Gira um botão, empurra uma alavanca para frente e se recosta no assento da aeronave. Ele aciona uma manivela até "Força Total", no lado do painel, mas não sai uma gota sequer de água dos bocais espalhados em todo o quadrado de ladrilhos a sua frente. Não usam mais hidroterapia. Ninguém ligou a água. O equipamento cromado, novo em folha, e o painel de aço nunca foram usados. Exceto pelos cromados, o painel e o chuveiro são iguais aos equipamentos de hidroterapia que eles usavam no antigo hospital, há 15 anos: bocais capazes de alcançar partes do corpo de qualquer ângulo, um técnico com um avental de borracha de pé do outro lado da sala, manipulando os controles do painel, dizendo quais os bocais a lançarem o jato, para onde, com que força, a que temperatura – o chuveiro aberto ora suavemente e tranqüilizador, ora forte, penetrante como uma agulha – você pendurado ali, entre os bocais, por tiras de lona, encharcado, frouxo e enrugado, enquanto o técnico se divertia com o brinquedo.

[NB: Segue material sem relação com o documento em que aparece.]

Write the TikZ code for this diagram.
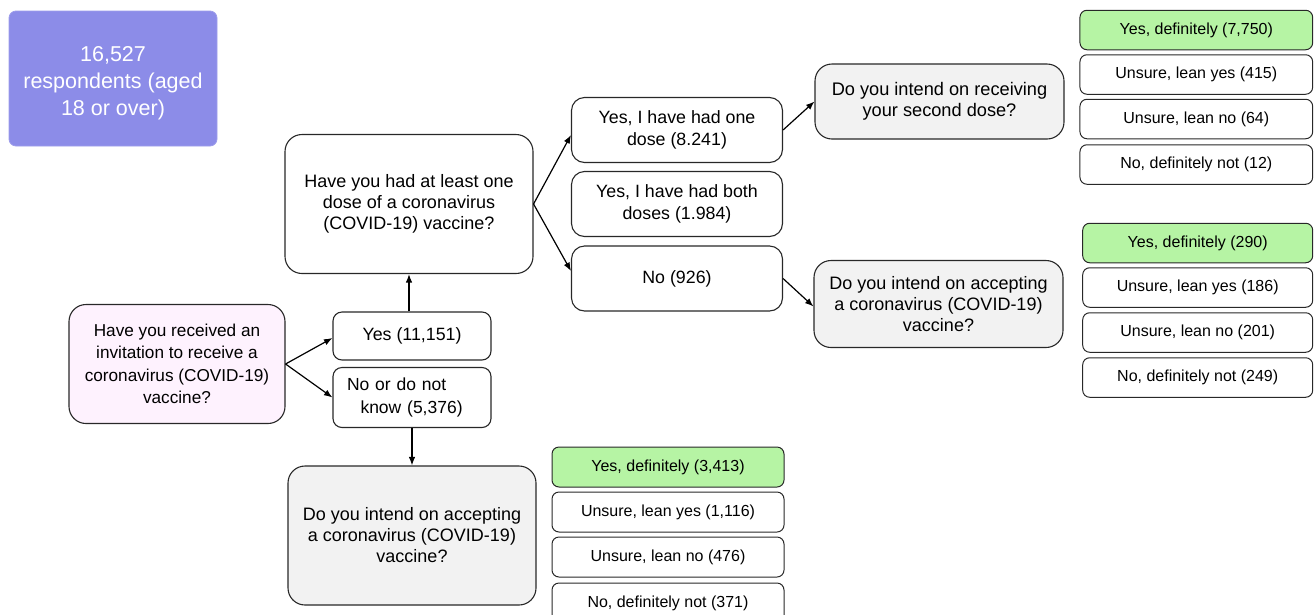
\documentclass[tikz,border=0pt]{standalone}
\usepackage{fontspec}
\setmainfont{Liberation Sans}
\usetikzlibrary{arrows.meta}
\definecolor{purplebox}{RGB}{140,140,232}
\definecolor{pinkbox}{RGB}{254,242,254}
\definecolor{graybox}{RGB}{242,242,242}
\definecolor{greenbox}{RGB}{182,244,164}
\definecolor{edge}{RGB}{40,40,40}
\tikzset{
  box/.style={draw=edge, line width=1.1pt, rounded corners=9pt, align=center, inner sep=0pt,
    font=\fontsize{17.8}{21.5}\selectfont},
  bigbox/.style={box, rounded corners=17pt},
  resbox/.style={draw=edge, line width=1.0pt, rounded corners=7pt, align=center, inner sep=0pt,
    font=\fontsize{16}{19}\selectfont},
  conn/.style={line width=1.2pt, -{Latex[length=8.5pt,width=6.5pt]}},
}
\begin{document}
\begin{tikzpicture}[x=1pt,y=-1pt]
\useasboundingbox (0,0) rectangle (1314,614);
\clip (0,0) rectangle (1314,614);

% start box
\node[fill=purplebox, draw=purplebox!85!white, line width=0.8pt, rounded corners=7pt,
  minimum width=208pt, minimum height=135pt, inner sep=0pt, text=white, align=center,
  font=\fontsize{21.5}{27}\selectfont] (start) at (113,78.5)
  {\rule{0pt}{24pt}16,527\\respondents (aged\\18 or over)};

% level 1
\node[bigbox, fill=pinkbox, minimum width=216pt, minimum height=119pt,
  font=\fontsize{17.2}{22.5}\selectfont] (q1) at (177,364)
  {Have you received an\\invitation to receive a\\coronavirus (COVID-19)\\vaccine?};

\node[box, fill=white, minimum width=158pt, minimum height=48pt] (yes) at (412,336) {Yes (11,151)};
\node[box, fill=white, minimum width=158pt, minimum height=60pt, align=left, text width=130pt,
  inner xsep=14pt, font=\fontsize{17.5}{23}\selectfont] (no) at (412,397.5)
  {No or do not\\\hspace*{13.5pt}know (5,376)};

% level 2
\node[bigbox, fill=white, minimum width=248pt, minimum height=139pt, font=\fontsize{18}{21}\selectfont] (q2) at (409,204)
  {Have you had at least one\\dose of a coronavirus\\(COVID-19) vaccine?};
\node[bigbox, fill=graybox, minimum width=248pt, minimum height=139pt, font=\fontsize{18}{21}\selectfont] (q3) at (412,535.5)
  {Do you intend on accepting\\a coronavirus (COVID-19)\\vaccine?};

% level 3
\node[box, fill=white, rounded corners=13pt, minimum width=211pt, minimum height=65pt] (one) at (677,130)
  {Yes, I have had one\\dose (8.241)};
\node[box, fill=white, rounded corners=13pt, minimum width=211pt, minimum height=65pt] (both) at (677,204)
  {Yes, I have had both\\doses (1.984)};
\node[box, fill=white, rounded corners=13pt, minimum width=211pt, minimum height=65pt] (none) at (677,278.5)
  {No (926)};

% level 4
\node[bigbox, fill=graybox, minimum width=249pt, minimum height=75pt, font=\fontsize{18.2}{20.5}\selectfont] (recv) at (939.5,101.5)
  {Do you intend on receiving\\your second dose?};
\node[bigbox, fill=graybox, minimum width=249pt, minimum height=87pt, font=\fontsize{18}{21}\selectfont] (acc) at (938.5,304)
  {Do you intend on accepting\\a coronavirus (COVID-19)\\vaccine?};

% results A
\node[resbox, fill=greenbox, minimum width=232.7pt, minimum height=39.5pt] (a1) at (1196.3,30) {Yes, definitely (7,750)};
\node[resbox, fill=white, minimum width=232.7pt, minimum height=39.5pt] (a2) at (1196.3,74.5) {Unsure, lean yes (415)};
\node[resbox, fill=white, minimum width=232.7pt, minimum height=39.5pt] (a3) at (1196.3,119) {Unsure, lean no (64)};
\node[resbox, fill=white, minimum width=232.7pt, minimum height=39.5pt] (a4) at (1196.3,164.5) {No, definitely not (12)};

% results B
\node[resbox, fill=greenbox, minimum width=230pt, minimum height=39.5pt] (b1) at (1197.7,243) {Yes, definitely (290)};
\node[resbox, fill=white, minimum width=230pt, minimum height=39.5pt] (b2) at (1197.7,287.5) {Unsure, lean yes (186)};
\node[resbox, fill=white, minimum width=230pt, minimum height=39.5pt] (b3) at (1197.7,332.5) {Unsure, lean no (201)};
\node[resbox, fill=white, minimum width=230pt, minimum height=39.5pt] (b4) at (1197.7,377.5) {No, definitely not (249)};

% results C
\node[resbox, fill=greenbox, minimum width=232pt, minimum height=40pt] (c1) at (668,467) {Yes, definitely (3,413)};
\node[resbox, fill=white, minimum width=232pt, minimum height=40pt] (c2) at (668,512) {Unsure, lean yes (1,116)};
\node[resbox, fill=white, minimum width=232pt, minimum height=40pt] (c3) at (668,557) {Unsure, lean no (476)};
\node[resbox, fill=white, minimum width=232pt, minimum height=40pt] (c4) at (668,603) {No, definitely not (371)};

% connectors
\draw[conn] (q1.east) -- ([yshift=-2pt]yes.west);
\draw[conn] (q1.east) -- (no.west);
\draw[conn] (q2.south |- yes.north) -- (q2.south);
\draw[conn] (no.south) -- (q3.north);
\draw[conn] (q2.east) -- ([yshift=-5pt]one.west);
\draw[conn] (q2.east) -- ([yshift=7.5pt]none.west);
\draw[conn] (one.east) -- (recv.west);
\draw[conn] (none.east) -- ([yshift=-2.5pt]acc.west);
\end{tikzpicture}
\end{document}
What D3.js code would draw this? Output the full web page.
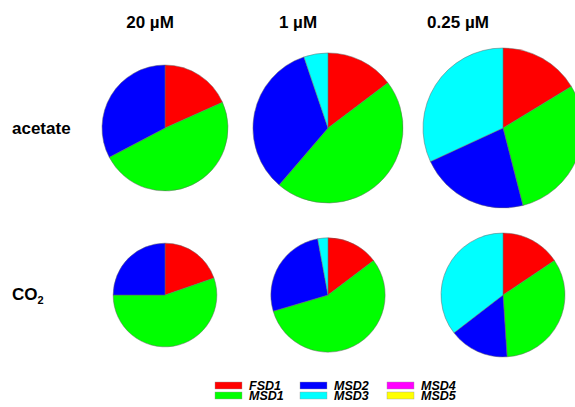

– Eee aa ooo oo mmm … Ar para o controle de terra, ar para o controle de terra! Míssil avistado; vindo para o meu raio de visão agora…

Martini se abaixa, fecha um dos olhos e faz pontaria através do anel de bocais.

– Na mira! Pronto… Apontar… Fo…

As mãos dele saltam para trás, soltando-se do painel, e ele fica de pé, bem ereto, o cabelo esvoaçando e os olhos arregalados para o chuveiro, tão transtornado e assustado que todos os jogadores de cartas se viram nas cadeiras para ver também o que ele viu – mas nada vêem ali, exceto as fivelas de metal penduradas entre os bocais nas tiras duras de lona bem nova.

Martini vira-se e olha direto para McMurphy. Para mais ninguém.

– Você não os viu? Não viu?

– Vi quem, Mart? Não vejo nada.

– Naquelas tiras? Não viu? McMurphy olha para o chuveiro.

– Não. Não vejo nada.

– Espere um minuto. Eles precisam que você os veja – diz Martini.

– Dane-se, Martini, já disse que não posso vê-los! Compreende? Não vejo diabo de coisa nenhuma!

– Ah – diz Martini. Ele balança a cabeça concordando e dá as costas para o chuveiro. – Bem, eu também não os vi. 'Tava só brincando com você.

McMurphy corta o baralho e o embaralha com um movimento brusco.

– Bem… eu não gosto desse tipo de brincadeira, Mart. – Ele corta para embaralhar de novo, e as cartas voam para todos os lados, como se o baralho tivesse explodido entre suas mãos trêmulas.

Eu me lembro de que foi novamente numa sexta-feira, três semanas depois que fizemos a votação sobre a TV, e todo mundo que podia andar foi levado para o Prédio Um, para, conforme eles nos disseram, uma abreugrafia, para tuberculose, mas eu sei que foi para verificar se o equipamento de todo mundo estava funcionando direito.